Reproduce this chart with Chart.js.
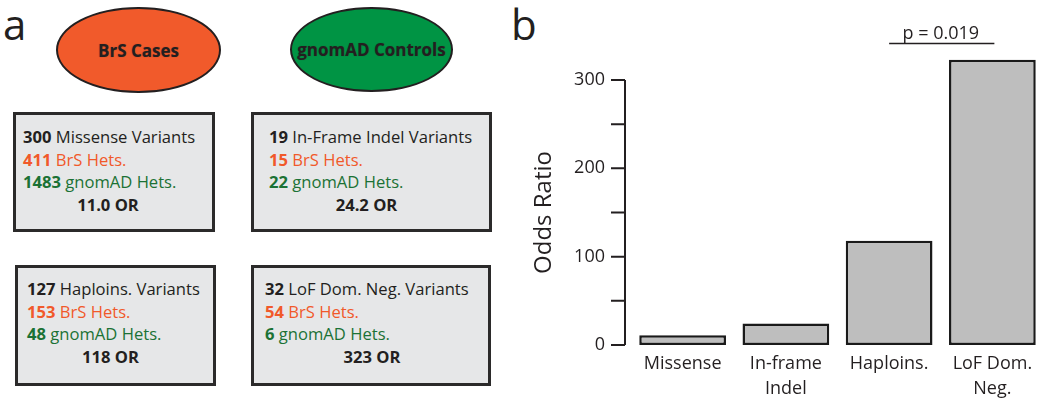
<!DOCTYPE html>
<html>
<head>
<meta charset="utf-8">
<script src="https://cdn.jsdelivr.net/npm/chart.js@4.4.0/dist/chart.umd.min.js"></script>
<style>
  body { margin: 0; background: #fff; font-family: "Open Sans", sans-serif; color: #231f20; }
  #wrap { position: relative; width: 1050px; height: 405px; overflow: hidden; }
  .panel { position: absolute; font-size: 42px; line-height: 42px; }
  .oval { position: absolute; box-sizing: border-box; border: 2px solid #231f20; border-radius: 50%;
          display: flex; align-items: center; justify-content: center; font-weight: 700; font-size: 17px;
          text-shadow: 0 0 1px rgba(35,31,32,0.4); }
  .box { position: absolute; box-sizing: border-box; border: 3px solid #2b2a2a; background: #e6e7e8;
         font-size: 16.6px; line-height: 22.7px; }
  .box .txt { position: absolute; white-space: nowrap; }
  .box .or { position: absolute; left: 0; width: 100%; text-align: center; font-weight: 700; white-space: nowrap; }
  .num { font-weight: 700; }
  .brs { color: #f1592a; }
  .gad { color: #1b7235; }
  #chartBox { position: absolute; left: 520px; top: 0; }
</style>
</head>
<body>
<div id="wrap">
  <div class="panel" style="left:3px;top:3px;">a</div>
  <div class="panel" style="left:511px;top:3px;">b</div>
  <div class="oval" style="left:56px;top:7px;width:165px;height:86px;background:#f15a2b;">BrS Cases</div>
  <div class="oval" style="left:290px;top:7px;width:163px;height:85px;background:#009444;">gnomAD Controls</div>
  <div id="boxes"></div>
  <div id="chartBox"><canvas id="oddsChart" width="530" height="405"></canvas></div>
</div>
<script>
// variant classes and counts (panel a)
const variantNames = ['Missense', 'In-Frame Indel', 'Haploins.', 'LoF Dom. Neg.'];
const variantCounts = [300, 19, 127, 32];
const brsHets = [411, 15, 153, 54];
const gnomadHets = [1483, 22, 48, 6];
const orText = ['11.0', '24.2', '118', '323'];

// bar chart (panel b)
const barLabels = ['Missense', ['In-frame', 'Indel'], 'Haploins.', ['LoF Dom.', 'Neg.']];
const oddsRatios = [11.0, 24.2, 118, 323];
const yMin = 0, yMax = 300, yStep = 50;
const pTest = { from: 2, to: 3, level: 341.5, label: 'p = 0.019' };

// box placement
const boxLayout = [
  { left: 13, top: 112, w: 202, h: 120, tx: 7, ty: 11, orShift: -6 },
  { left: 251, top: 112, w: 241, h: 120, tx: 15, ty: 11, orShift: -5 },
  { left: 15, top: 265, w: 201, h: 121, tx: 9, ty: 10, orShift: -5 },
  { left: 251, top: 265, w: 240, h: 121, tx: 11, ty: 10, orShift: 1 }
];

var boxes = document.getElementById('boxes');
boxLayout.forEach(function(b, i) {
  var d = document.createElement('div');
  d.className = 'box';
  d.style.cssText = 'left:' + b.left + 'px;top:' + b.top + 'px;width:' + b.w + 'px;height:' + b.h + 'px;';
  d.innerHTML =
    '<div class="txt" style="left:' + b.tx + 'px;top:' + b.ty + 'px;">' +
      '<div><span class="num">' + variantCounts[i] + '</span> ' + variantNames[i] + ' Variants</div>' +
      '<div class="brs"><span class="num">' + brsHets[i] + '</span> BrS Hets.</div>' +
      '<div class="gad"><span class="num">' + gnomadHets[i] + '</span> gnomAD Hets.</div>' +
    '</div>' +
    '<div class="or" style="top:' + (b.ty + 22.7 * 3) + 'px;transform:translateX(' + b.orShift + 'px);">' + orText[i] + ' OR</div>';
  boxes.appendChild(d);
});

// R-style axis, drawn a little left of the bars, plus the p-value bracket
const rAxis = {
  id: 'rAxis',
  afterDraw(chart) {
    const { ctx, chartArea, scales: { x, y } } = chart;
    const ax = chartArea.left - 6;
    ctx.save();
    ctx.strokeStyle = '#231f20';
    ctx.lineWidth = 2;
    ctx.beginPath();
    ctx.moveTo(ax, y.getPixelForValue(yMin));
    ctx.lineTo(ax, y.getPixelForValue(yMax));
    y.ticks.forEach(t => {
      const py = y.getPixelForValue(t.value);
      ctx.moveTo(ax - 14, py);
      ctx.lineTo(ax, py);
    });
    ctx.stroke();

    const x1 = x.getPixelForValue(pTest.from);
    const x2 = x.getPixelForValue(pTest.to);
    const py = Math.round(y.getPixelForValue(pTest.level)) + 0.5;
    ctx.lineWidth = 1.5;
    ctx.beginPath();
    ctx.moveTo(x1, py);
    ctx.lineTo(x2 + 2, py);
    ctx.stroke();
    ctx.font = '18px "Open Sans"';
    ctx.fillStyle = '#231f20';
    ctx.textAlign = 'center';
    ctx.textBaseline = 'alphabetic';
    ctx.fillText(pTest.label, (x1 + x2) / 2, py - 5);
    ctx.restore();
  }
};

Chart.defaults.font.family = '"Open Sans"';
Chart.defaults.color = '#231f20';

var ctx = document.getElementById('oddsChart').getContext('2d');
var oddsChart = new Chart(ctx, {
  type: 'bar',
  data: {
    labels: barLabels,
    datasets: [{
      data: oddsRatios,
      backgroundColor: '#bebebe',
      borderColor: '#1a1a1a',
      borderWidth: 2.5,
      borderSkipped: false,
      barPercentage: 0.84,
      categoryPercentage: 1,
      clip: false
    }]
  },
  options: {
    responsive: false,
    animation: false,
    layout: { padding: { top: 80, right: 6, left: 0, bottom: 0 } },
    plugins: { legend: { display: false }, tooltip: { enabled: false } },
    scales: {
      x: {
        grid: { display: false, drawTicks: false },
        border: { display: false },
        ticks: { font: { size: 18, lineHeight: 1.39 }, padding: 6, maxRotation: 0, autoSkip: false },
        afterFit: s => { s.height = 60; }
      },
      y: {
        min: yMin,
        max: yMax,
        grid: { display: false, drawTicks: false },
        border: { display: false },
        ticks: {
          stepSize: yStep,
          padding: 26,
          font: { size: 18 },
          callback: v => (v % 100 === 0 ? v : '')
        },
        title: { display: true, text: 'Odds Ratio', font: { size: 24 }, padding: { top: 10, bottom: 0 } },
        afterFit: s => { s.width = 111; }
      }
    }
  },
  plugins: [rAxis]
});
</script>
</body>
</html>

_ _ _ _ _

[JOB] Reproduce the full listing faithfully, but do not carry over any pictures.

[SOLUTION TO THIS EXERCISE]
Reproduce this chart with Chart.js.
<!DOCTYPE html>
<html>
<head>
<meta charset="utf-8">
<script src="https://cdn.jsdelivr.net/npm/chart.js@4.4.0/dist/chart.umd.min.js"></script>
<style>
  body { margin: 0; background: #fff; font-family: "Open Sans", sans-serif; color: #231f20; }
  #wrap { position: relative; width: 1050px; height: 405px; overflow: hidden; }
  .panel { position: absolute; font-size: 42px; line-height: 42px; }
  .oval { position: absolute; box-sizing: border-box; border: 2px solid #231f20; border-radius: 50%;
          display: flex; align-items: center; justify-content: center; font-weight: 700; font-size: 17px;
          text-shadow: 0 0 1px rgba(35,31,32,0.4); }
  .box { position: absolute; box-sizing: border-box; border: 3px solid #2b2a2a; background: #e6e7e8;
         font-size: 16.6px; line-height: 22.7px; }
  .box .txt { position: absolute; white-space: nowrap; }
  .box .or { position: absolute; left: 0; width: 100%; text-align: center; font-weight: 700; white-space: nowrap; }
  .num { font-weight: 700; }
  .brs { color: #f1592a; }
  .gad { color: #1b7235; }
  #chartBox { position: absolute; left: 520px; top: 0; }
</style>
</head>
<body>
<div id="wrap">
  <div class="panel" style="left:3px;top:3px;">a</div>
  <div class="panel" style="left:511px;top:3px;">b</div>
  <div class="oval" style="left:56px;top:7px;width:165px;height:86px;background:#f15a2b;">BrS Cases</div>
  <div class="oval" style="left:290px;top:7px;width:163px;height:85px;background:#009444;">gnomAD Controls</div>
  <div id="boxes"></div>
  <div id="chartBox"><canvas id="oddsChart" width="530" height="405"></canvas></div>
</div>
<script>
// variant classes and counts (panel a)
const variantNames = ['Missense', 'In-Frame Indel', 'Haploins.', 'LoF Dom. Neg.'];
const variantCounts = [300, 19, 127, 32];
const brsHets = [411, 15, 153, 54];
const gnomadHets = [1483, 22, 48, 6];
const orText = ['11.0', '24.2', '118', '323'];

// bar chart (panel b)
const barLabels = ['Missense', ['In-frame', 'Indel'], 'Haploins.', ['LoF Dom.', 'Neg.']];
const oddsRatios = [11.0, 24.2, 118, 323];
const yMin = 0, yMax = 300, yStep = 50;
const pTest = { from: 2, to: 3, level: 341.5, label: 'p = 0.019' };

// box placement
const boxLayout = [
  { left: 13, top: 112, w: 202, h: 120, tx: 7, ty: 11, orShift: -6 },
  { left: 251, top: 112, w: 241, h: 120, tx: 15, ty: 11, orShift: -5 },
  { left: 15, top: 265, w: 201, h: 121, tx: 9, ty: 10, orShift: -5 },
  { left: 251, top: 265, w: 240, h: 121, tx: 11, ty: 10, orShift: 1 }
];

var boxes = document.getElementById('boxes');
boxLayout.forEach(function(b, i) {
  var d = document.createElement('div');
  d.className = 'box';
  d.style.cssText = 'left:' + b.left + 'px;top:' + b.top + 'px;width:' + b.w + 'px;height:' + b.h + 'px;';
  d.innerHTML =
    '<div class="txt" style="left:' + b.tx + 'px;top:' + b.ty + 'px;">' +
      '<div><span class="num">' + variantCounts[i] + '</span> ' + variantNames[i] + ' Variants</div>' +
      '<div class="brs"><span class="num">' + brsHets[i] + '</span> BrS Hets.</div>' +
      '<div class="gad"><span class="num">' + gnomadHets[i] + '</span> gnomAD Hets.</div>' +
    '</div>' +
    '<div class="or" style="top:' + (b.ty + 22.7 * 3) + 'px;transform:translateX(' + b.orShift + 'px);">' + orText[i] + ' OR</div>';
  boxes.appendChild(d);
});

// R-style axis, drawn a little left of the bars, plus the p-value bracket
const rAxis = {
  id: 'rAxis',
  afterDraw(chart) {
    const { ctx, chartArea, scales: { x, y } } = chart;
    const ax = chartArea.left - 6;
    ctx.save();
    ctx.strokeStyle = '#231f20';
    ctx.lineWidth = 2;
    ctx.beginPath();
    ctx.moveTo(ax, y.getPixelForValue(yMin));
    ctx.lineTo(ax, y.getPixelForValue(yMax));
    y.ticks.forEach(t => {
      const py = y.getPixelForValue(t.value);
      ctx.moveTo(ax - 14, py);
      ctx.lineTo(ax, py);
    });
    ctx.stroke();

    const x1 = x.getPixelForValue(pTest.from);
    const x2 = x.getPixelForValue(pTest.to);
    const py = Math.round(y.getPixelForValue(pTest.level)) + 0.5;
    ctx.lineWidth = 1.5;
    ctx.beginPath();
    ctx.moveTo(x1, py);
    ctx.lineTo(x2 + 2, py);
    ctx.stroke();
    ctx.font = '18px "Open Sans"';
    ctx.fillStyle = '#231f20';
    ctx.textAlign = 'center';
    ctx.textBaseline = 'alphabetic';
    ctx.fillText(pTest.label, (x1 + x2) / 2, py - 5);
    ctx.restore();
  }
};

Chart.defaults.font.family = '"Open Sans"';
Chart.defaults.color = '#231f20';

var ctx = document.getElementById('oddsChart').getContext('2d');
var oddsChart = new Chart(ctx, {
  type: 'bar',
  data: {
    labels: barLabels,
    datasets: [{
      data: oddsRatios,
      backgroundColor: '#bebebe',
      borderColor: '#1a1a1a',
      borderWidth: 2.5,
      borderSkipped: false,
      barPercentage: 0.84,
      categoryPercentage: 1,
      clip: false
    }]
  },
  options: {
    responsive: false,
    animation: false,
    layout: { padding: { top: 80, right: 6, left: 0, bottom: 0 } },
    plugins: { legend: { display: false }, tooltip: { enabled: false } },
    scales: {
      x: {
        grid: { display: false, drawTicks: false },
        border: { display: false },
        ticks: { font: { size: 18, lineHeight: 1.39 }, padding: 6, maxRotation: 0, autoSkip: false },
        afterFit: s => { s.height = 60; }
      },
      y: {
        min: yMin,
        max: yMax,
        grid: { display: false, drawTicks: false },
        border: { display: false },
        ticks: {
          stepSize: yStep,
          padding: 26,
          font: { size: 18 },
          callback: v => (v % 100 === 0 ? v : '')
        },
        title: { display: true, text: 'Odds Ratio', font: { size: 24 }, padding: { top: 10, bottom: 0 } },
        afterFit: s => { s.width = 111; }
      }
    }
  },
  plugins: [rAxis]
});
</script>
</body>
</html>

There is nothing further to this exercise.